Raw data:
►
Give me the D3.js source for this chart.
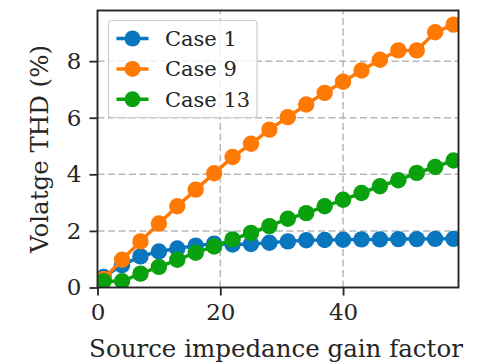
<!DOCTYPE html>
<html>
<head>
<meta charset="utf-8">
<script src="https://cdn.jsdelivr.net/npm/d3@7"></script>
<style>
  html, body { margin: 0; padding: 0; background: #fff; }
  svg { display: block; }
  text { font-family: "DejaVu Serif", serif; fill: #262626; }
</style>
</head>
<body>
<svg id="chart" width="487" height="364"></svg>
<script>
// Source impedance gain factor (x) sampled every 3 steps
const gainFactor = [1, 4, 7, 10, 13, 16, 19, 22, 25, 28, 31, 34, 37, 40, 43, 46, 49, 52, 55, 58];

// Voltage THD (%) for each case
const case1 = [0.37, 0.79, 1.10, 1.27, 1.38, 1.48, 1.55, 1.52, 1.54, 1.58, 1.63, 1.67, 1.68, 1.69, 1.70, 1.70, 1.71, 1.71, 1.72, 1.72];
const case9 = [0.30, 0.98, 1.63, 2.26, 2.87, 3.46, 4.04, 4.61, 5.08, 5.58, 6.02, 6.47, 6.88, 7.27, 7.67, 8.05, 8.38, 8.38, 9.02, 9.29];
const case13 = [0.22, 0.22, 0.49, 0.73, 0.98, 1.23, 1.45, 1.70, 1.93, 2.17, 2.43, 2.63, 2.87, 3.10, 3.34, 3.58, 3.79, 4.05, 4.26, 4.49];

const seriesNames = ["Case 1", "Case 9", "Case 13"];
const seriesColors = ["#0a76be", "#ff7a05", "#0aa10e"];

const xTicks = [0, 20, 40];
const yTicks = [0, 2, 4, 6, 8];

const xLabel = "Source impedance gain factor";
const yLabel = "Volatge THD (%)";

const svg = d3.select("#chart");
const W = 487, H = 364;
const margin = { left: 97.5, right: W - 458.5, top: 10.5, bottom: H - 287.5 };
const xMax = 58.8, yMax = 9.79;

const x = d3.scaleLinear().domain([0, xMax]).range([margin.left, W - margin.right]);
const y = d3.scaleLinear().domain([0, yMax]).range([H - margin.bottom, margin.top]);

// Clip marks to the axes box
svg.append("defs").append("clipPath").attr("id", "plotClip")
  .append("rect")
  .attr("x", x(0)).attr("y", y(yMax))
  .attr("width", x(xMax) - x(0)).attr("height", y(0) - y(yMax));

// Dashed grid
const grid = svg.append("g")
  .attr("stroke", "#b8b8b8").attr("stroke-width", 1.5).attr("stroke-dasharray", "7,3.5");
grid.selectAll("line.gx").data(xTicks.filter(d => d > 0)).join("line")
  .attr("class", "gx")
  .attr("x1", d => x(d)).attr("x2", d => x(d))
  .attr("y1", y(0)).attr("y2", y(yMax));
grid.selectAll("line.gy").data(yTicks.filter(d => d > 0)).join("line")
  .attr("class", "gy")
  .attr("y1", d => y(d)).attr("y2", d => y(d))
  .attr("x1", x(0)).attr("x2", x(xMax));

// Series: connecting line plus round markers
const allSeries = [case1, case9, case13];
const line = d3.line().x((d, i) => x(gainFactor[i])).y(d => y(d));
const marks = svg.append("g").attr("clip-path", "url(#plotClip)");
allSeries.forEach((vals, k) => {
  const g = marks.append("g");
  g.append("path").datum(vals)
    .attr("d", line).attr("fill", "none")
    .attr("stroke", seriesColors[k]).attr("stroke-width", 3.5);
  g.selectAll("circle").data(vals).join("circle")
    .attr("cx", (d, i) => x(gainFactor[i])).attr("cy", d => y(d))
    .attr("r", 8.2).attr("fill", seriesColors[k]);
});

// Axes
const xAxis = d3.axisBottom(x).tickValues(xTicks).tickSize(8).tickPadding(8);
const yAxis = d3.axisLeft(y).tickValues(yTicks).tickSize(8).tickPadding(8);
const gx = svg.append("g").attr("transform", `translate(0,${y(0)})`).call(xAxis);
const gy = svg.append("g").attr("transform", `translate(${x(0)},0)`).call(yAxis);
[gx, gy].forEach(g => {
  g.select(".domain").remove();
  g.selectAll("line").attr("stroke", "#262626").attr("stroke-width", 1.8);
  g.selectAll("text").style("font-family", "DejaVu Serif").style("font-size", "23px").attr("fill", "#262626");
});

// Frame
svg.append("rect")
  .attr("x", x(0)).attr("y", y(yMax))
  .attr("width", x(xMax) - x(0)).attr("height", y(0) - y(yMax))
  .attr("fill", "none").attr("stroke", "#262626").attr("stroke-width", 1.9);

// Axis labels
svg.append("text")
  .attr("x", (x(0) + x(xMax)) / 2 - 2).attr("y", 357)
  .attr("text-anchor", "middle").style("font-size", "24.5px")
  .text(xLabel);
svg.append("text")
  .attr("transform", `translate(48,${(y(0) + y(yMax)) / 2}) rotate(-90)`)
  .attr("text-anchor", "middle").style("font-size", "24.5px")
  .text(yLabel);

// Legend
const lg = svg.append("g");
lg.append("rect")
  .attr("x", 108.5).attr("y", 20.5).attr("width", 148.5).attr("height", 97).attr("rx", 3)
  .attr("fill", "#fff").attr("fill-opacity", 0.8).attr("stroke", "#cccccc").attr("stroke-width", 1.2);
seriesNames.forEach((name, k) => {
  const cy = 38.5 + k * 30.4;
  lg.append("line").attr("x1", 116.5).attr("x2", 148.5).attr("y1", cy).attr("y2", cy)
    .attr("stroke", seriesColors[k]).attr("stroke-width", 3.5);
  lg.append("circle").attr("cx", 132.5).attr("cy", cy).attr("r", 8).attr("fill", seriesColors[k]);
  lg.append("text").attr("x", 165).attr("y", cy).attr("dy", "0.36em")
    .style("font-size", "21px").text(name);
});
</script>
</body>
</html>
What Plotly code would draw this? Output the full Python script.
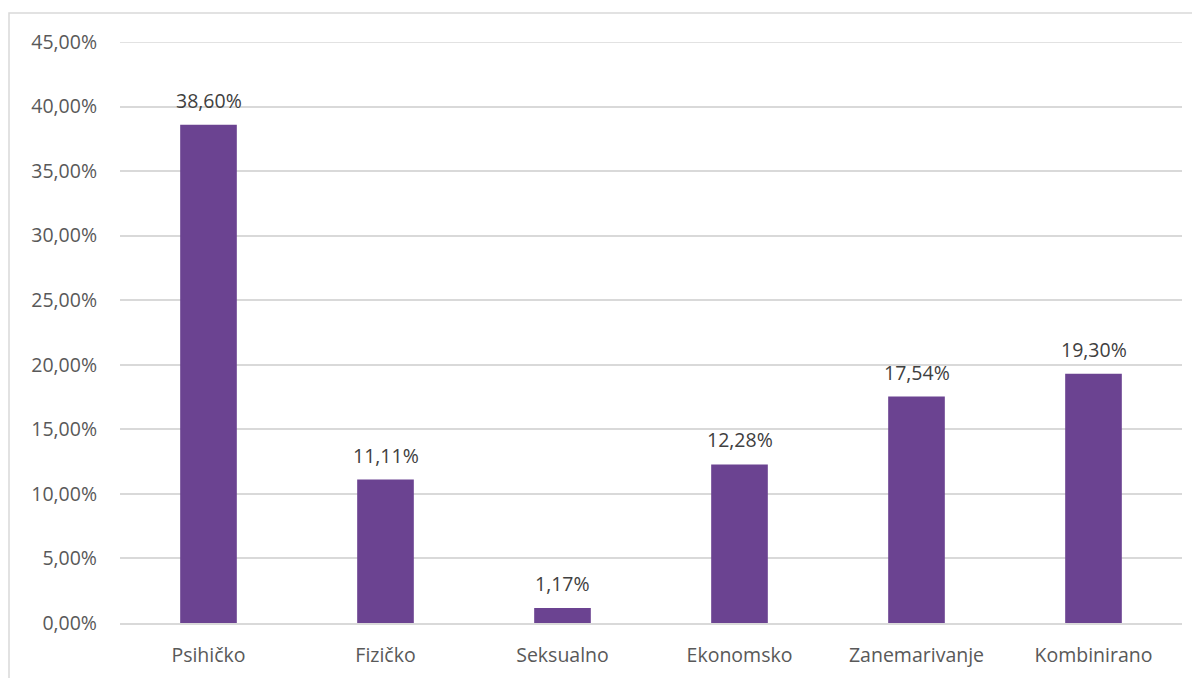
import plotly.graph_objects as go

categories = ["Psihičko", "Fizičko", "Seksualno", "Ekonomsko", "Zanemarivanje", "Kombinirano"]
values = [38.60, 11.11, 1.17, 12.28, 17.54, 19.30]
tick_vals = [0, 5, 10, 15, 20, 25, 30, 35, 40, 45]
tick_text = ["0,00%", "5,00%", "10,00%", "15,00%", "20,00%", "25,00%", "30,00%", "35,00%", "40,00%", "45,00%"]
labels = [f"{v:.2f}%".replace(".", ",") for v in values]

font_family = "Open Sans, Noto Sans, sans-serif"
FS = 19.5

fig = go.Figure(go.Bar(
    x=categories, y=values,
    marker=dict(color="#6B4391", line=dict(width=0)),
    width=0.32,
))

for c, v, t in zip(categories, values, labels):
    fig.add_annotation(x=c, y=v, text=t, showarrow=False, yanchor="bottom",
                       yshift=9, font=dict(family=font_family, size=FS, color="#404040"))

# page body adds an 8px offset; compensate
OFF = 8
W, H = 1200 - OFF, 678 - OFF
ml, mr, mt, mb = 120 - OFF, 18, 42 - OFF, 55
pw, ph = W - ml - mr, H - mt - mb

fig.update_layout(
    width=W, height=H,
    margin=dict(l=ml, r=mr, t=mt, b=mb),
    paper_bgcolor="white", plot_bgcolor="white",
    showlegend=False,
    xaxis=dict(tickfont=dict(family=font_family, size=FS, color="#595959"),
               showgrid=False, showline=True, linecolor="#D9D9D9", linewidth=1.5,
               ticks="", range=[-0.5, 5.5], ticklabelstandoff=14, automargin=False),
    yaxis=dict(range=[0, 45], tickvals=tick_vals, ticktext=tick_text,
               tickfont=dict(family=font_family, size=FS, color="#595959"),
               showgrid=True, gridcolor="#D9D9D9", gridwidth=1.5,
               zeroline=False, showline=False, ticks="", ticklabelstandoff=22,
               automargin=False),
    shapes=[dict(type="rect", xref="paper", yref="paper",
                 x0=(9 - OFF - ml) / pw, x1=(W + 20 - ml) / pw,
                 y0=-(mb + 20) / ph, y1=(H - mb - (13 - OFF)) / ph,
                 line=dict(color="#D9D9D9", width=1.5), fillcolor="rgba(0,0,0,0)", layer="below"),
            dict(type="line", xref="paper", yref="y", x0=0, x1=1, y0=tick_vals[-1], y1=tick_vals[-1],
                 line=dict(color="#D9D9D9", width=1.5), layer="below")],
)

fig.write_html("out.html")
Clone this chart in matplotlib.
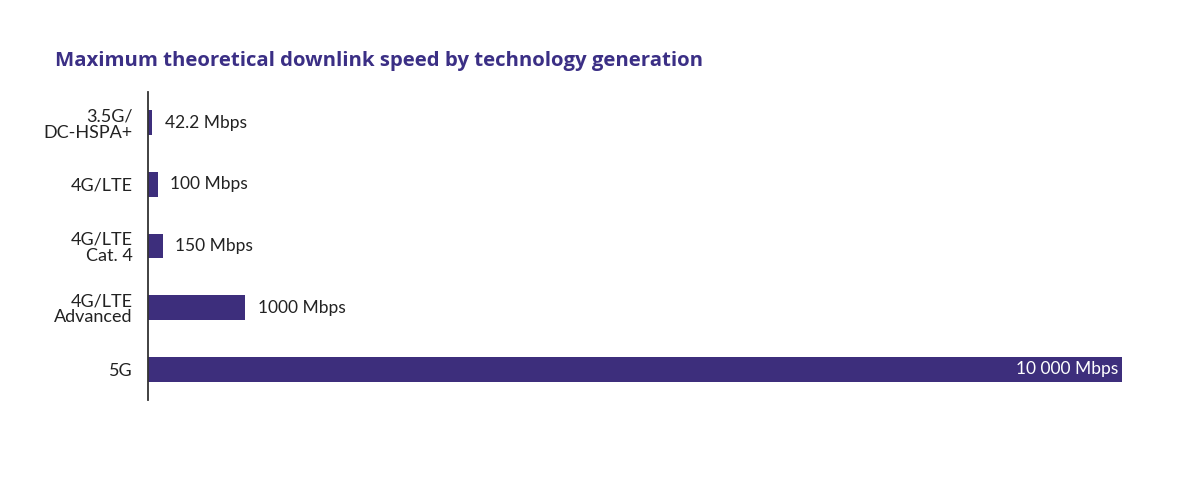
◄
Work instructions:
Above are the records. Identify each line that contains the word "this".

Correct output:
Give me the D3.js source for this chart.
What Plotly code would draw this? Output the full Python script.
Clone this chart in matplotlib.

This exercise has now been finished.